Por mucho tiempo creí que era tonta, la pequeña Musyne, pero sólo era una opinión de vanidoso rechazado. Es que, antes de la guerra, todos éramos mucho más ignorantes y fatuos que hoy. No sabíamos casi nada de las cosas del mundo en general, en fin, unos inconscientes… Los tipejos de mi estilo confundían con mayor facilidad que hoy la gimnasia con la magnesia. Por estar enamorado de Musyne, tan mona ella, pensaba que eso me iba a dotar de toda clase de facultades y, ante todo y sobre todo, del valor que me faltaba, ¡todo ello porque era tan bonita y tenía tan buen oído para la música! El amor es como el alcohol, cuanto más impotente y borracho estás, más fuerte y listo te crees y seguro de tus derechos.

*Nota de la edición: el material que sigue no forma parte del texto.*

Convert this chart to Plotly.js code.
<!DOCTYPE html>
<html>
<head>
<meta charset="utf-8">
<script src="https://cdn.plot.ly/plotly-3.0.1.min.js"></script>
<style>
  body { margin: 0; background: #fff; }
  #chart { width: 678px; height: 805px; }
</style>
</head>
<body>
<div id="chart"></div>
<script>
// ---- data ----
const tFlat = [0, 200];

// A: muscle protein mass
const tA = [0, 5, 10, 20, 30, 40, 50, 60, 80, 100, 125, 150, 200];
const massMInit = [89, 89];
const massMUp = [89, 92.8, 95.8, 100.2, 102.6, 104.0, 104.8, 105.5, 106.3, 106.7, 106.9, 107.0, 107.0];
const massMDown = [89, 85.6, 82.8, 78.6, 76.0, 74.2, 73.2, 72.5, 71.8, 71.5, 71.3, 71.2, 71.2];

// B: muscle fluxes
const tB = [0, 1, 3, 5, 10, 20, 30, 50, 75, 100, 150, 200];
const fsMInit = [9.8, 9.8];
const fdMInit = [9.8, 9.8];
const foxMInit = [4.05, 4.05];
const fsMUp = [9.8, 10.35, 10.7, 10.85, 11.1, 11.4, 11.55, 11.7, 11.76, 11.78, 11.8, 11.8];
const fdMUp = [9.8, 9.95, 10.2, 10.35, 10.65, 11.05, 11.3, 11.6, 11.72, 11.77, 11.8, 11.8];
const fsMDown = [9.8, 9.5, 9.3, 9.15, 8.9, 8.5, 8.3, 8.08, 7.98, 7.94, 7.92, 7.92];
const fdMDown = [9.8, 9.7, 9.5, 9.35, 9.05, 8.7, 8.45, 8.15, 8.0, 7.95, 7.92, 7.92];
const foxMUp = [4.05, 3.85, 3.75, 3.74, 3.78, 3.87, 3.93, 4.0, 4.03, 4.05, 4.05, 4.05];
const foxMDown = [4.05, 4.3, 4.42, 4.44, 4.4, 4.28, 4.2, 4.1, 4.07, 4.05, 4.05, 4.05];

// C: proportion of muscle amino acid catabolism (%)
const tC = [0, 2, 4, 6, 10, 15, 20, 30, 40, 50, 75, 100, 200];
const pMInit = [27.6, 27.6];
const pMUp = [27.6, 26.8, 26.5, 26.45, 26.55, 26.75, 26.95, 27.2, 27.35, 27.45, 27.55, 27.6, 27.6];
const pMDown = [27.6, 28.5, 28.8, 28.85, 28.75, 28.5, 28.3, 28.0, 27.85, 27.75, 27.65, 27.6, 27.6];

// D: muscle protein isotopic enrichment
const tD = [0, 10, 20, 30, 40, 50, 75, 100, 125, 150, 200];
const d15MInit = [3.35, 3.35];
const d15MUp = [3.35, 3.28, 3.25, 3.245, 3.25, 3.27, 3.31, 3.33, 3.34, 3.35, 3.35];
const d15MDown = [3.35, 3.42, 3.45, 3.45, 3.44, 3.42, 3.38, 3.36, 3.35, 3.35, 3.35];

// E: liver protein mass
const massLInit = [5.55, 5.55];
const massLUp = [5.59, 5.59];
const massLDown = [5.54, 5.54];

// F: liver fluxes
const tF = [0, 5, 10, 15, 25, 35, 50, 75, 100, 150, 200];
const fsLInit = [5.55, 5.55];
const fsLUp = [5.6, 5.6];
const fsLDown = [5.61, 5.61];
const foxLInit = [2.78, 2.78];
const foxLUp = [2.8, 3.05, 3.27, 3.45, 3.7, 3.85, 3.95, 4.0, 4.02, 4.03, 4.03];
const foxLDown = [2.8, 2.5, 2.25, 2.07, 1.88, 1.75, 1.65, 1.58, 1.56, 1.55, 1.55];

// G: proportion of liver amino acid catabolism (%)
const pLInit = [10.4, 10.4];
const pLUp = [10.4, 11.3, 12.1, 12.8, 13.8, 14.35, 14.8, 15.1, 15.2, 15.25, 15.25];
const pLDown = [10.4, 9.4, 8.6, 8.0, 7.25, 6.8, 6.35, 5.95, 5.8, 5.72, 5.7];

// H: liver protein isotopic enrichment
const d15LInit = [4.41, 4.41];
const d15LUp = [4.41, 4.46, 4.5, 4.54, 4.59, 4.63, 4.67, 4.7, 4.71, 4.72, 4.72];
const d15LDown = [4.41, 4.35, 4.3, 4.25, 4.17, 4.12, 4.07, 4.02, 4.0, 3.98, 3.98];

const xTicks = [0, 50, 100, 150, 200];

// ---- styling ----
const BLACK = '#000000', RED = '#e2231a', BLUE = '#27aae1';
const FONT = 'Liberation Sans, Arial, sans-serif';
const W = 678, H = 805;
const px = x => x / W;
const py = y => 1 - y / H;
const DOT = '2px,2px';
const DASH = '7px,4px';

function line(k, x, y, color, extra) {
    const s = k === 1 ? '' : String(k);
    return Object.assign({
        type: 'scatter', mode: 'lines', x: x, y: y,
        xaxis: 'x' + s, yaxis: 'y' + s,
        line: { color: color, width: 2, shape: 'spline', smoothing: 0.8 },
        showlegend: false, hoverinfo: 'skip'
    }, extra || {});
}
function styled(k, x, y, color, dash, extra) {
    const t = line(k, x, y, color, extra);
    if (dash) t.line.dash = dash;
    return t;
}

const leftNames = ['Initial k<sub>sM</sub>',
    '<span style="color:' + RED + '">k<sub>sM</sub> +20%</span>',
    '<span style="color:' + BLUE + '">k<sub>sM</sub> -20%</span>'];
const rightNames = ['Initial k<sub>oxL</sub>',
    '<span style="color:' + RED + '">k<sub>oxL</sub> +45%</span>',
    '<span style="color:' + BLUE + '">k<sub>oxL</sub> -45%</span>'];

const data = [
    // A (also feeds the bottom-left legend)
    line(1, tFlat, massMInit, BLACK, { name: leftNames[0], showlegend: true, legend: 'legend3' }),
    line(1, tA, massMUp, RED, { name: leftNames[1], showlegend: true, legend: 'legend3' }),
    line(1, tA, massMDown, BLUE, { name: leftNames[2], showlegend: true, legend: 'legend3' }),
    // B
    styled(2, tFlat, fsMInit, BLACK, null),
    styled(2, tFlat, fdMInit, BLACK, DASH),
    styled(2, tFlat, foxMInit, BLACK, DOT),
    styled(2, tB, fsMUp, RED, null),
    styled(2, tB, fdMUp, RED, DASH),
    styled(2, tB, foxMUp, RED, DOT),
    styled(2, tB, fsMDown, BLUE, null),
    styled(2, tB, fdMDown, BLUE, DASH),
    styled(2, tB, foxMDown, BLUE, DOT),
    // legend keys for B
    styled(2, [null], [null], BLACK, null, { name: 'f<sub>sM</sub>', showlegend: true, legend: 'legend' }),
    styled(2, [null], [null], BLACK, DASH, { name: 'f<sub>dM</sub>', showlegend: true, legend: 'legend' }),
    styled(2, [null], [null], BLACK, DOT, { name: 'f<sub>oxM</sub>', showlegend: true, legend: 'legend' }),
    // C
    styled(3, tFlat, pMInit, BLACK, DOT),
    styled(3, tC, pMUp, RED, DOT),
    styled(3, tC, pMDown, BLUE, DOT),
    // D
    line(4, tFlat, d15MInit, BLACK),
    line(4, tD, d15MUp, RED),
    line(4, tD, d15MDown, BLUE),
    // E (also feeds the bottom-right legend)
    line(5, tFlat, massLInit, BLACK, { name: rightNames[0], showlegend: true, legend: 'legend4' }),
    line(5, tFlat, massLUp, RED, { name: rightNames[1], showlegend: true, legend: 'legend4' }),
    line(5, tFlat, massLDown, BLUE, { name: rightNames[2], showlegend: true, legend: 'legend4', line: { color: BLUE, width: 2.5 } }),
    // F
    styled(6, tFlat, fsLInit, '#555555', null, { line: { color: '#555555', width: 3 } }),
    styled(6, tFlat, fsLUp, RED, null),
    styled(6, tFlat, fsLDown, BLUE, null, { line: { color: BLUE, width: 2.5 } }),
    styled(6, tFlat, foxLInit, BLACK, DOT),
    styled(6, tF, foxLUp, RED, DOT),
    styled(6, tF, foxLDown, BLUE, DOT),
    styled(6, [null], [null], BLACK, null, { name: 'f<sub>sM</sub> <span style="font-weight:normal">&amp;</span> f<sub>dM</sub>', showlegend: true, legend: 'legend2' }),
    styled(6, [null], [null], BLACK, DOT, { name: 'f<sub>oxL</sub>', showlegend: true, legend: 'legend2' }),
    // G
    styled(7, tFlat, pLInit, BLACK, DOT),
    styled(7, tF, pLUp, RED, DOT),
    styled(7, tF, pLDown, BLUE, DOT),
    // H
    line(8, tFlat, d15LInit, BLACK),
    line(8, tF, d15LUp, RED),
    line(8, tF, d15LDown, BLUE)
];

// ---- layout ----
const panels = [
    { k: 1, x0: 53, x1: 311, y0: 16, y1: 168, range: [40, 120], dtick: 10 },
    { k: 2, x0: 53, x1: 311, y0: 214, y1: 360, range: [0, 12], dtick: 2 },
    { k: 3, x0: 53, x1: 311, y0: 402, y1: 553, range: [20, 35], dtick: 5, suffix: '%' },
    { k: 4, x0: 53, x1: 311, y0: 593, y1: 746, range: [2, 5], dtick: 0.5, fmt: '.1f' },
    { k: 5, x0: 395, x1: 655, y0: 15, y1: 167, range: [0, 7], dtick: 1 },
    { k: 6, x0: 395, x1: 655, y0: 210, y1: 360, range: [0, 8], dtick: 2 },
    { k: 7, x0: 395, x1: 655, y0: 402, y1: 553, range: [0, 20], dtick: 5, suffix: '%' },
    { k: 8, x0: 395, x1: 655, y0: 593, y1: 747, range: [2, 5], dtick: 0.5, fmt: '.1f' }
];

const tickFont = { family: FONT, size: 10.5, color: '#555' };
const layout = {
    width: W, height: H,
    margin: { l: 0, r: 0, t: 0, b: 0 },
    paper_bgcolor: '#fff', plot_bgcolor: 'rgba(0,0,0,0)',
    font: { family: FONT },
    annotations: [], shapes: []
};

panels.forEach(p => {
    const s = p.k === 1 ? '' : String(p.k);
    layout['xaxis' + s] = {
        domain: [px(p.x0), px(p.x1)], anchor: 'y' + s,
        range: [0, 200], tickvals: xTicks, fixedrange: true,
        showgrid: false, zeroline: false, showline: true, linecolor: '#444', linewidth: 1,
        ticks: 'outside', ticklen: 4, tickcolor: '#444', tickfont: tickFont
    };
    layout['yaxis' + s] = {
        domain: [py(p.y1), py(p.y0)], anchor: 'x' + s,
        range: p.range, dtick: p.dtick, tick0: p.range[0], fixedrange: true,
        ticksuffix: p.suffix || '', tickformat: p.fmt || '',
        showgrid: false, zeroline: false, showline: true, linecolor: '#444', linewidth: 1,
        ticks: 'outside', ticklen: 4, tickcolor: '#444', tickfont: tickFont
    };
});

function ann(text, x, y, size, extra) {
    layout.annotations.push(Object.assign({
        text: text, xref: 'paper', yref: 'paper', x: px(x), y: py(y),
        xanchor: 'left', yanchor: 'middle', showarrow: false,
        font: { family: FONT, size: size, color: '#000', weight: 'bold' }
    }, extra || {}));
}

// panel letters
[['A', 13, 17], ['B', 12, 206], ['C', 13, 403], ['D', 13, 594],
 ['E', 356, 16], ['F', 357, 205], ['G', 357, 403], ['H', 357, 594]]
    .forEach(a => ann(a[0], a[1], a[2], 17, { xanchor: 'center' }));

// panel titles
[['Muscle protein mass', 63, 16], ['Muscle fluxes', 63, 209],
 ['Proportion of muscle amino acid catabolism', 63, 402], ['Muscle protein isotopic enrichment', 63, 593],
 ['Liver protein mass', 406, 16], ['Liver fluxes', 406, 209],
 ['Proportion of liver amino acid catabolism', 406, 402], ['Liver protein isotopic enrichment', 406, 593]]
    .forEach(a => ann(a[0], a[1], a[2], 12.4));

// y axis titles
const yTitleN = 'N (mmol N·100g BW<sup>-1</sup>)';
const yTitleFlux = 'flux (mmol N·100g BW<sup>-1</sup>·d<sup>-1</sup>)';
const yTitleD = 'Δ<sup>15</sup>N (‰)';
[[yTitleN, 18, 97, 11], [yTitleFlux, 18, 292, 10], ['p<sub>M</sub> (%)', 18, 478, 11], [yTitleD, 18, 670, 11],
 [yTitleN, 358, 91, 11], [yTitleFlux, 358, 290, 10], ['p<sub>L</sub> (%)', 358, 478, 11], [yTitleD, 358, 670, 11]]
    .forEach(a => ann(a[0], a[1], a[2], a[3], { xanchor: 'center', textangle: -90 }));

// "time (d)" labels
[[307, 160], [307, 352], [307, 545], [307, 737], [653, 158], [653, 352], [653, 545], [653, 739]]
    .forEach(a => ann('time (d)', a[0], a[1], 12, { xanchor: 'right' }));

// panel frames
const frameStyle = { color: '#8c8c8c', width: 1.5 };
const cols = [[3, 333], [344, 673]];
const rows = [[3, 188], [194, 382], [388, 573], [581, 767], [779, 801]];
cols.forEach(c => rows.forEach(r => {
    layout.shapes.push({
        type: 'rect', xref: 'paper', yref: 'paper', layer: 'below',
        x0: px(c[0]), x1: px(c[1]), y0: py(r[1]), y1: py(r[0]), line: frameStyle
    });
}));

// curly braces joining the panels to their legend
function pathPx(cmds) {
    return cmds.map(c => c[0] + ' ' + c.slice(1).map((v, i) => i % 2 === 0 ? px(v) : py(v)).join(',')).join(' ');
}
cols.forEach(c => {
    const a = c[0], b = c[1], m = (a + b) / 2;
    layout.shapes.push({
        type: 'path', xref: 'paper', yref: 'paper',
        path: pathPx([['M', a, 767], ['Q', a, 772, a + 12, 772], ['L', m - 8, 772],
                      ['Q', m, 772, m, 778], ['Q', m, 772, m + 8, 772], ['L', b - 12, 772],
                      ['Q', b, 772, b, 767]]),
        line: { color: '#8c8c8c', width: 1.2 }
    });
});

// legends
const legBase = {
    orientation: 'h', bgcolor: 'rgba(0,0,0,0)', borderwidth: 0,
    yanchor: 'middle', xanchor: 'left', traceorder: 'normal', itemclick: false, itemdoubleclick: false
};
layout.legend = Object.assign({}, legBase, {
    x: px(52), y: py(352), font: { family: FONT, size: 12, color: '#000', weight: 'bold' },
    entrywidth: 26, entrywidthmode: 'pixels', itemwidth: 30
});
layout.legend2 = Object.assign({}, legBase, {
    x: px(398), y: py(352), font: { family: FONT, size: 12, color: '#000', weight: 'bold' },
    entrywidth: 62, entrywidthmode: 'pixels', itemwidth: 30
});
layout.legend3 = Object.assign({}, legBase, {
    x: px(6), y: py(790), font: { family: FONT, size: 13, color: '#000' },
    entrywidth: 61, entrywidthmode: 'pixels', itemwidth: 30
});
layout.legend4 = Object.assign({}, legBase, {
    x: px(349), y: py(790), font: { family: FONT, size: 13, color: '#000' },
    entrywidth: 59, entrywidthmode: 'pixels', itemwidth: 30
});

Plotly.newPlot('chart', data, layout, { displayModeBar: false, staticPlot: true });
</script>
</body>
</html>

La señora Herote, prima de muchos héroes muertos, ya sólo salía de su Passage con riguroso luto; además, raras veces iba a la ciudad, pues su tasador amigo se mostraba muy celoso. Nos reuníamos en el comedor de la trastienda, que, con la llegada de la prosperidad, adquirió visos de saloncito. Íbamos allí a conversar, a distraernos, amistosa, decorosamente, bajo el gas. La pequeña Musyne, al piano, nos extasiaba con los clásicos, sólo los clásicos, por las conveniencias de aquellos tiempos dolorosos. Allí pasábamos tardes enteras, codo con codo, con el tasador en medio, acunando juntos nuestros secretos, temores y esperanzas.